Health Reforms in Latin America: Lessons for the U.S.?

Photo credit: World Bank Photo Collection / Foter / CC BY-NC-ND

Photo credit: World Bank Photo Collection / Foter / CC BY-NC-ND

While Washington struggles to implement modest health care reforms, a number of Latin American countries over the past decade have been changing their health systems in ways that may offer encouragement to advocates of progressive change in the United States.  Reforms in Brazil, Chile, Colombia, Mexico and others strive to provide universal care in circumstances that are, in some cases, much tougher than those facing proponents of Obamacare.  Some challenges and accomplishments include:

  • In Chile, after years of investment, about 73 percent of the population now uses the public health care system.  A Family Health Plan in Brazil, which accounts for US$2 billion of the US$3.5 billion of the government’s health budget each year, has contributed to expansion of health care participation to 70 percent of the population.  When Colombia passed a health care law in 1993, only 24 percent of its citizens had coverage; in 2007, it had reached 80 percent.  Mexico has gone from 40 percent in 2004 to about 70 percent.  (In the U.S., about 83 percent had access to health insurance as of 2010.)
  • Latin American elites, like their U.S. counterparts, have long resisted providing the resources needed to cover health care costs, either through workplace insurance or through paying taxes to support state provision of health services.  But Latin American experience shows that this reticence can be overcome.  Substantial taxes have been levied in recent years – such as a 7 percent health care tax in Chile – and, according to various databases, health-related spending has grown to almost 7 percent of GDP in Mexico, about 7 percent in Colombia, about 7.5 percent of GDP in Chile, and around 8 or 9 percent in Brazil.  (Health care spending accounts for about 18 percent of the U.S. GDP – about half from public spending.)

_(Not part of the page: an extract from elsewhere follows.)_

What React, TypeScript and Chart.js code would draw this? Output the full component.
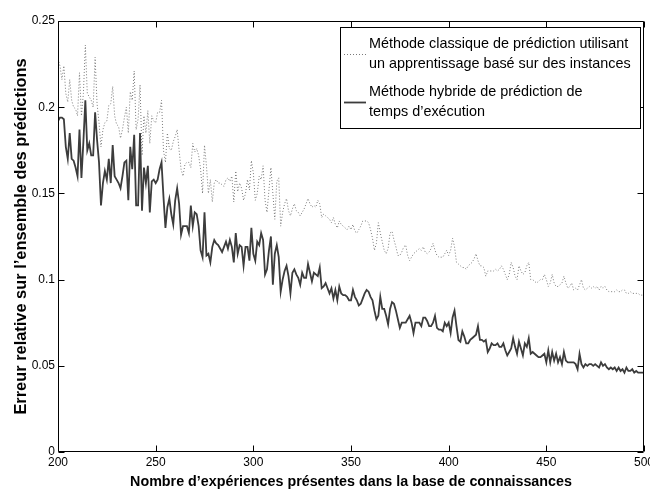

These Latin American governments have demonstrated that, Sí, se puede when it comes to reforming health care and challenging entrenched interests wary of change.  Spending is rising as a percentage of GDP, but expenditures remain a fraction of those in the U.S. – and the gap in quality of care is narrowing.  Latin Americans have expanded coverage at a time that access to good care in the United States remains a challenge for tens of millions of people.  The U.S. economy generates more than sufficient resources to guarantee health care for the entire population, but the Obama administration seems too weak to implement its tepid reforms on schedule – recently postponing an important mandate that large employers provide insurance coverage.  Health care providers in Latin America appear to be adapting to the new playing field, but their U.S. counterparts are lagging.  If Latin American leaders had advice for their U.S. counterparts on how to slay this dragon, it would probably involve taking note that reforms in the region invariably emerged from decisive leadership from the executive branch and, with the exception of Mexico, a willingness to increase tax burdens to expand coverage.  They would also note that, much like is evident in public opinion polling of Latino populations in the U.S., citizens of Latin American countries are overwhelmingly in favor of public guarantees of health services for all.